6.1. L'importance grandissante de l'école

Dès le début du XXe siècle, le réseau scolaire est déjà assez dense dans la région du Pilat, du moins en ce qui concerne l'école primaire. Mais beaucoup d'enfants d'agriculteurs ne la fréquentent alors que quelques mois par an, durant l'hiver, car ils aident aux travaux agricoles pendant la belle saison. Dans les années 1900-1920, les enfants qui passent le certificat d'étude sont peu nombreux, et il s'agit surtout de garçons. Car, si l'année scolaire est courte, la période totale de scolarisation est brève également : les enfants, essentiellement les garçons, sont placés comme petits domestiques et beaucoup de très jeunes filles vont travailler à "l'usine" (dès l'âge de 10-12 ans pour certaines). Mais l'école prend une importance de plus en plus grande aux yeux des parents. Cette valorisation de l'école s'explique par plusieurs raisons. Le nombre d'emplois disponibles à la campagne diminue : les parents, de plus en plus conscients que l'exode rural attend une partie de leurs enfants, souhaitent qu’ils "apprennent un métier". Les garçons qui se destinent à reprendre la ferme familiale, ou que leur parents destinent à cette transmission du domaine familial, sont moins encouragés à "continuer leurs études". Jusque dans les années soixante, sur le haut plateau, un enfant de la famille devait garder le troupeau familial : parfois, les enfants se succédaient dans cette tâche, mais d'autres fois c'était le même qui assurait cet emploi, parce qu'il était moins doué ou moins intéressé par "les études". J'ai parfois entendu les regrets de certaines de ces personnes à qui ce travail avait été dévolu alors qu'elles auraient préféré aller plus longtemps à l'école. Cette contrainte cessera avec l'arrivée des clôtures électriques, vers 1960 environ dans le canton de Saint-Genest-Malifaux (n° 13), mais depuis quelques temps déjà, c'était parfois des enfants plus âgés placés comme bergers, des personnes âgées et les femmes qui se chargeaient de la surveillance du bétail : la pression scolaire était devenue très forte, à la fois auprès des parents, mais aussi de la part de l'institution scolaire qui réprouvait de plus en plus cette pratique ancestrale responsable d'absentéisme136. Ce phénomène était de moindre ampleur dans la région du plateau intermédiaire où les activités agricoles s'orientaient de plus en plus vers la viticulture et surtout l'arboriculture, au détriment de l'élevage.

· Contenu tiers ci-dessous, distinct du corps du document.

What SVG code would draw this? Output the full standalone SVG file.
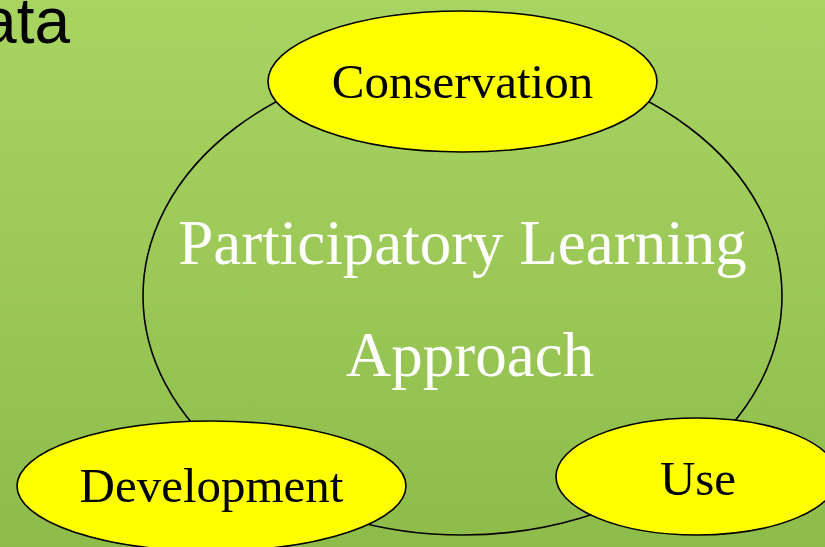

Comme le note J.-Cl. Bouvier à propos de la situation du patois en 1973 dans la Drôme : "les parents actuels mettent leur point d'honneur à ne parler que le français, jugé socialement supérieur et surtout plus utile, à leurs enfants, dès le plus jeune âge". (Bouvier 1973, p. 231)

Notes
136.

Les jeunes garçons placés comme bergers étaient souvent des enfants d'agriculteurs du haut plateau ou de la région voisine du Velay (en Haute-Loire) ou des enfants d'ouvriers stéphanois. Des habitants de la région du Pilat m'ont dit que ces adolescents avaient droit à des "vacances agricoles", mais l'institution scolaire n'a jamais autorisé le départ, avant la fin de l'année scolaire, de ces enfants.